━━━ Information supplied

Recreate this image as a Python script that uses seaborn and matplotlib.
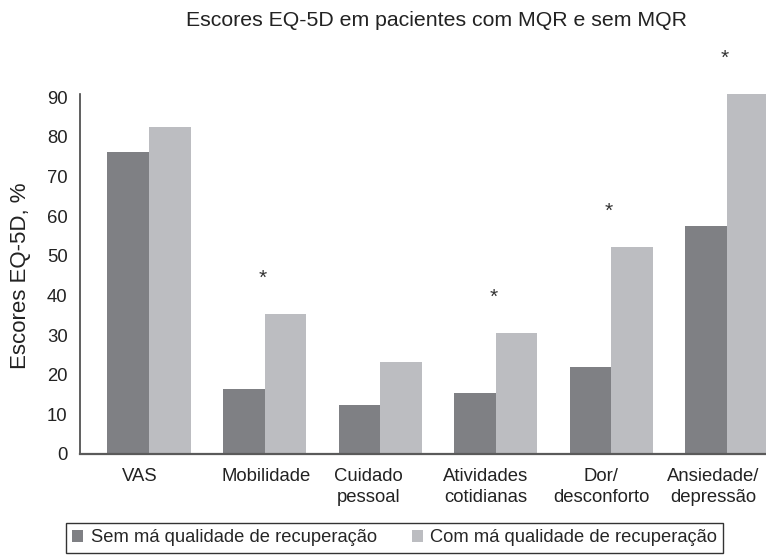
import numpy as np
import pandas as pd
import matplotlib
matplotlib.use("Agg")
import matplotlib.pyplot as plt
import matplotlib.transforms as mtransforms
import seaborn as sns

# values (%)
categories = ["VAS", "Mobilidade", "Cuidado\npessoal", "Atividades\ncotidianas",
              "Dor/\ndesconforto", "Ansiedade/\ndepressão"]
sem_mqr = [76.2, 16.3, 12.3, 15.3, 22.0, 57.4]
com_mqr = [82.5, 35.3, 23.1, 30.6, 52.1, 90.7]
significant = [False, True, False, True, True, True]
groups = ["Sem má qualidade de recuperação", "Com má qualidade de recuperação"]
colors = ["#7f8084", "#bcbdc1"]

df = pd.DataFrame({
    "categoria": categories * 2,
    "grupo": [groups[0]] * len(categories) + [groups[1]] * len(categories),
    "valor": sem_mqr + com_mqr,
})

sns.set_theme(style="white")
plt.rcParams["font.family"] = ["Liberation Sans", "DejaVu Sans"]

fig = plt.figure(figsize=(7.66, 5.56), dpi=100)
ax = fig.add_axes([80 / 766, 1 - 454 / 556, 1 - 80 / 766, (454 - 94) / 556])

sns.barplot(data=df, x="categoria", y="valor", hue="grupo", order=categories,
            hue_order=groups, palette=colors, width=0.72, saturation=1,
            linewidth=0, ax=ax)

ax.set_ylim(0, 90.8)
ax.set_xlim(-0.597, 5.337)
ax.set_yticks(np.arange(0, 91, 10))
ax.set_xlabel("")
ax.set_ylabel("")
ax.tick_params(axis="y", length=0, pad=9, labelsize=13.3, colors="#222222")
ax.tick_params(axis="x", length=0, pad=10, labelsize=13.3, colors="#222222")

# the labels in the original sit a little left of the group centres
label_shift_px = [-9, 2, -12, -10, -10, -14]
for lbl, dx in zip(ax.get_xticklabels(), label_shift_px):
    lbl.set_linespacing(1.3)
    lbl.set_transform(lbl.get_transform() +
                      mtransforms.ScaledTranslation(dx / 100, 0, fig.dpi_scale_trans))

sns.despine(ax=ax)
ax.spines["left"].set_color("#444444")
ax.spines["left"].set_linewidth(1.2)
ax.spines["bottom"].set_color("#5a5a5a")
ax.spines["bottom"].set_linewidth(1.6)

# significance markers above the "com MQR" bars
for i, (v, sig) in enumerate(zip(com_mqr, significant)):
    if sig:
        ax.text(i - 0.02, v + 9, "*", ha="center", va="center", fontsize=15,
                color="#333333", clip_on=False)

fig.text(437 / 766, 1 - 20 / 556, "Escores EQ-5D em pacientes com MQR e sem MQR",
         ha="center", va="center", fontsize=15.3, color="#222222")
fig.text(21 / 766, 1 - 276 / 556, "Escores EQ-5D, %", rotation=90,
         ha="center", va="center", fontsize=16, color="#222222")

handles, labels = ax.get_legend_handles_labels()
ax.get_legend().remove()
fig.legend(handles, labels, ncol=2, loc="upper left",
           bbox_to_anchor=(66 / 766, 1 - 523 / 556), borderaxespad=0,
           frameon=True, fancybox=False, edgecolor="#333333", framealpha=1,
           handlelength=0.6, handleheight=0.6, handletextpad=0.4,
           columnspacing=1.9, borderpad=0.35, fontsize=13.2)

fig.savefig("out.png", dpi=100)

━━━━━━

- [Exercise aim]: Return, from the data, each line that has the word "seaborn" in it.

- [Answer for this exercise]:
Recreate this image as a Python script that uses seaborn and matplotlib.
import seaborn as sns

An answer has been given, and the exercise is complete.